Brief: Go from the first line to the line with "var height = 366;" and return those lines verbatim, ends included.

┏━━

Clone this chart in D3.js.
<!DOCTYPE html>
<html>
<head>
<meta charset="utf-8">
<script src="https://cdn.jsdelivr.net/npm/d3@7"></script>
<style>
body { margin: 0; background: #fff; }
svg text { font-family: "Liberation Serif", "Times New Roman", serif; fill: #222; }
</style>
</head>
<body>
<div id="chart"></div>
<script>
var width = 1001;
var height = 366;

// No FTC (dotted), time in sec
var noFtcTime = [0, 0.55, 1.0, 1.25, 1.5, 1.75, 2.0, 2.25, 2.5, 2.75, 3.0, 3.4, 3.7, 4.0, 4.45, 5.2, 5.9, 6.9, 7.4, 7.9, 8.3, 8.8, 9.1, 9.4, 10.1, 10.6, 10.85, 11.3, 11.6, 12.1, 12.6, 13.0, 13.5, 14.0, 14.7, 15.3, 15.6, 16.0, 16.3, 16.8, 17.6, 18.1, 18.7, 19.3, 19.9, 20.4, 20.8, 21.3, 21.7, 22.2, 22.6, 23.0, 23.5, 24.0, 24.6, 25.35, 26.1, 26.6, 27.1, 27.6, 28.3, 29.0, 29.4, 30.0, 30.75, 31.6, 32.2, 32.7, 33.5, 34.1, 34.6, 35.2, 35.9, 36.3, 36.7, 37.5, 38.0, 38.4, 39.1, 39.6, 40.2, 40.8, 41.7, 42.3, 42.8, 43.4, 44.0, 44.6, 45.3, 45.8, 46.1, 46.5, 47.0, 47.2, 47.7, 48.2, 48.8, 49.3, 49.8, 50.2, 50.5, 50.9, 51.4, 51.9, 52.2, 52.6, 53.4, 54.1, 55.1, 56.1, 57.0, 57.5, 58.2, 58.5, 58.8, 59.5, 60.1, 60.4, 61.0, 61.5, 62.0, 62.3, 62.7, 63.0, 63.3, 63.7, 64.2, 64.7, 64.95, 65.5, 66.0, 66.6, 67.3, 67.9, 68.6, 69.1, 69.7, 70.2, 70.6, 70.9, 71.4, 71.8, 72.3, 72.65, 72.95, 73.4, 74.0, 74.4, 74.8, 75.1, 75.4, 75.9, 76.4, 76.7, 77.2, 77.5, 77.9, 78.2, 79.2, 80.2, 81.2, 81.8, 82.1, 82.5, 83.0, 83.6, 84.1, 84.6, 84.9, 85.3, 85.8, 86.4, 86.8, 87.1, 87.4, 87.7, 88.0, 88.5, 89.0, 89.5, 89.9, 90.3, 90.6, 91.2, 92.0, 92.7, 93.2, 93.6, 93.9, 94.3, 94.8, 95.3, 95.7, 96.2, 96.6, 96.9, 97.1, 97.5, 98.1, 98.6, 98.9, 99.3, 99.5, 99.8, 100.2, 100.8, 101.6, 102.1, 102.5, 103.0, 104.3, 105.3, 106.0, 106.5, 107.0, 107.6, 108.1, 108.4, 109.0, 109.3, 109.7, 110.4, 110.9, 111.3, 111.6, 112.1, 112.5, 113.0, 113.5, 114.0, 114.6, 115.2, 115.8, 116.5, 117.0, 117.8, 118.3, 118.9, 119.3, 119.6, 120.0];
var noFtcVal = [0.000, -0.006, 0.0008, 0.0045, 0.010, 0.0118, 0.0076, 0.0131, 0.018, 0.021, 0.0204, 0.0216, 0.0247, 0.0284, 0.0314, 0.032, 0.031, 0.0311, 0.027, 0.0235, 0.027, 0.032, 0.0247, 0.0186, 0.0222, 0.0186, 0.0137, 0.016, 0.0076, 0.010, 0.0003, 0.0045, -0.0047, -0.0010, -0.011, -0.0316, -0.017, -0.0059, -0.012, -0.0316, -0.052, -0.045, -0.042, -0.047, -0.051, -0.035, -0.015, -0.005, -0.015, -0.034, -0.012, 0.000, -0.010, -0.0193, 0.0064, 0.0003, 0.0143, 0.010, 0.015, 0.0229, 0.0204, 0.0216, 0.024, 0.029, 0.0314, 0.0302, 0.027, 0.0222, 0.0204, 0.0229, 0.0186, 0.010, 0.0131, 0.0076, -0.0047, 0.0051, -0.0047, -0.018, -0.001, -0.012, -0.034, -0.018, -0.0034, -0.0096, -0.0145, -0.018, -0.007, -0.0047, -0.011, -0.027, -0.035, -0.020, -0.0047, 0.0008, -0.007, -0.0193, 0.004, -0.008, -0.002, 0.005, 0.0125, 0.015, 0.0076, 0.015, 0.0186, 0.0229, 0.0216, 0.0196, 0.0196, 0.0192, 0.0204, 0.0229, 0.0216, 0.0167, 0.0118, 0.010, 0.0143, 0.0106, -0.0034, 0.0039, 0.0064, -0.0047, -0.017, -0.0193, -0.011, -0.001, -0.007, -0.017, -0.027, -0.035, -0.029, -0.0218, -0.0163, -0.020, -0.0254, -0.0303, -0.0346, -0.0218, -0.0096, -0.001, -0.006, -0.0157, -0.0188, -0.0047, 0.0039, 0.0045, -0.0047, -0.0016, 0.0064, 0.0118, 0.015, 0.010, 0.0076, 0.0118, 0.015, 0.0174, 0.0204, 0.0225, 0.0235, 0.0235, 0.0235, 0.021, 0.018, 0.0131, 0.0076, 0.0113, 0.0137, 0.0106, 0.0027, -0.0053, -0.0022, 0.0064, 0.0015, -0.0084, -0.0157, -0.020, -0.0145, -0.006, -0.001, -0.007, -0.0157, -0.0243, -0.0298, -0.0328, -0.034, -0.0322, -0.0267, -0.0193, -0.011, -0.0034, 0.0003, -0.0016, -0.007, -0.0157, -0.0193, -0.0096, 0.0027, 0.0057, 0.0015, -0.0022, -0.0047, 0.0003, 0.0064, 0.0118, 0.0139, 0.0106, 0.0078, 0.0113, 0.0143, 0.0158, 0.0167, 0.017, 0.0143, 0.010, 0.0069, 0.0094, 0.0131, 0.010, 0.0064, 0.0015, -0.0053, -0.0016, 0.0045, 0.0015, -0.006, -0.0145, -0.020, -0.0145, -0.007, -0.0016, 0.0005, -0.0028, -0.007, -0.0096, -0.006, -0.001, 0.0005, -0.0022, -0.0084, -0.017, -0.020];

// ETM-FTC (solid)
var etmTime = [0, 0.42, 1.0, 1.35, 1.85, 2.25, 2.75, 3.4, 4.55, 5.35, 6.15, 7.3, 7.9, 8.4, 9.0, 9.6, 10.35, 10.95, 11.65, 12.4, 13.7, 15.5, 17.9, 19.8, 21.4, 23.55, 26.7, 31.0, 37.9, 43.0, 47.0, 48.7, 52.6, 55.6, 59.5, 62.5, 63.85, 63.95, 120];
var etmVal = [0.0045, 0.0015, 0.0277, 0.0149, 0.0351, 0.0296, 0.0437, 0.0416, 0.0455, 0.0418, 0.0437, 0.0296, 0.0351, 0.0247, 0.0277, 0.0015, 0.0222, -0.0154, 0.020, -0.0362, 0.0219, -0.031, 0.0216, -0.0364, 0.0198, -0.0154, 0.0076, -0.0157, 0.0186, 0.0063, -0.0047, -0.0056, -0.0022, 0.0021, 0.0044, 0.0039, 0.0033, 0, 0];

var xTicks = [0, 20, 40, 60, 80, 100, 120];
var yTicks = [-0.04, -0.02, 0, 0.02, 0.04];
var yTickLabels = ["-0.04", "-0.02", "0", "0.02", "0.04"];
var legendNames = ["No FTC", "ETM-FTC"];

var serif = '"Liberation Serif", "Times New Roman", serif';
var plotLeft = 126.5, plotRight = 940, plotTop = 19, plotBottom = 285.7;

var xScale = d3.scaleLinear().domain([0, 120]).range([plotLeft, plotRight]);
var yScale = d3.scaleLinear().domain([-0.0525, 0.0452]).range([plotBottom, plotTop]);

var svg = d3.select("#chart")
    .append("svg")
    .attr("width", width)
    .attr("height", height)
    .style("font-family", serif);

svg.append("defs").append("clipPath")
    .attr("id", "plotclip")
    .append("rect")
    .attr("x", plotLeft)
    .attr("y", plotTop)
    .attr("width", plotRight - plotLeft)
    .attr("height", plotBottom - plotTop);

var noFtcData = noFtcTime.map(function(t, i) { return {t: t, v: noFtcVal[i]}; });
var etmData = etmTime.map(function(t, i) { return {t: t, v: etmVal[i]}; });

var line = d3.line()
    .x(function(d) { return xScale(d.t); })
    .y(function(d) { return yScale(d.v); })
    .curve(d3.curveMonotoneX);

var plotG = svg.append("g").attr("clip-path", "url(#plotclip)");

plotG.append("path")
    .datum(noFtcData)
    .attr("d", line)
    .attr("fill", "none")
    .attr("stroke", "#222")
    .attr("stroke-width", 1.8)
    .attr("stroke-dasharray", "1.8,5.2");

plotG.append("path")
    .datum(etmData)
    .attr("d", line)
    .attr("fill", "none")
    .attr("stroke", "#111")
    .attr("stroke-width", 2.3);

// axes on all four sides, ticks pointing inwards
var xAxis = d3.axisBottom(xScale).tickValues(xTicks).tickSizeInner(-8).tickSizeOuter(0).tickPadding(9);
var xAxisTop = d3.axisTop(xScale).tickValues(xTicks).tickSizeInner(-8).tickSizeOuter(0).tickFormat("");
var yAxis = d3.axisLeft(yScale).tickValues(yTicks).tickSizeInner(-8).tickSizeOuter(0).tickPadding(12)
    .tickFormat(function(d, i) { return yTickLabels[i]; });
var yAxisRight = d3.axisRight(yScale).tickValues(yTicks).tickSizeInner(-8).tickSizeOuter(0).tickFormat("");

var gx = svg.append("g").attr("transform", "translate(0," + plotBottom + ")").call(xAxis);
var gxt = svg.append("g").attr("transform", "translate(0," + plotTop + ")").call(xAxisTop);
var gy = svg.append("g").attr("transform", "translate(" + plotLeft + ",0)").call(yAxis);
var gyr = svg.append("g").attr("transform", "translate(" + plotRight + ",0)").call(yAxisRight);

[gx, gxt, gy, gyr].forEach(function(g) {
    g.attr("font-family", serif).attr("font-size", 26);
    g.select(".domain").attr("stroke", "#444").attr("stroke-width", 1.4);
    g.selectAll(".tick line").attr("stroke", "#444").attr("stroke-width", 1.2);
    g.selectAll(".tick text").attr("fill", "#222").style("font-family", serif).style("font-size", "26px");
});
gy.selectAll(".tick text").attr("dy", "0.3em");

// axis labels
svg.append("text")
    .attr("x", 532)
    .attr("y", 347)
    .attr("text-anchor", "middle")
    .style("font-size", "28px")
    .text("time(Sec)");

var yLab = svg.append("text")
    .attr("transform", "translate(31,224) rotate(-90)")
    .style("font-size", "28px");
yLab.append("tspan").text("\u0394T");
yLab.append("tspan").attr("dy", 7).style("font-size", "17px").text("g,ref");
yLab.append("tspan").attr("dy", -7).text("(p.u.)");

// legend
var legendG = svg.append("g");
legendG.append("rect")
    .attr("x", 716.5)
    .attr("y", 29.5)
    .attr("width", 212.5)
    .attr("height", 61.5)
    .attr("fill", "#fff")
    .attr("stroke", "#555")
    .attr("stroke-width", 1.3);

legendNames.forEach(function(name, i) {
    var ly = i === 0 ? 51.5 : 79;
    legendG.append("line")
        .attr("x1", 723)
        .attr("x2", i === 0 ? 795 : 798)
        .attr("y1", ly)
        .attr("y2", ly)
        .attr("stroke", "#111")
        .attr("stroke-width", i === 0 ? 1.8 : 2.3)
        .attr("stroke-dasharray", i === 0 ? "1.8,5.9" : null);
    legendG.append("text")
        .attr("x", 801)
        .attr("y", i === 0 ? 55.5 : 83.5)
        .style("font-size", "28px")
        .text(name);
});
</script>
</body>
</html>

┗━━

The output:
Clone this chart in D3.js.
<!DOCTYPE html>
<html>
<head>
<meta charset="utf-8">
<script src="https://cdn.jsdelivr.net/npm/d3@7"></script>
<style>
body { margin: 0; background: #fff; }
svg text { font-family: "Liberation Serif", "Times New Roman", serif; fill: #222; }
</style>
</head>
<body>
<div id="chart"></div>
<script>
var width = 1001;
var height = 366;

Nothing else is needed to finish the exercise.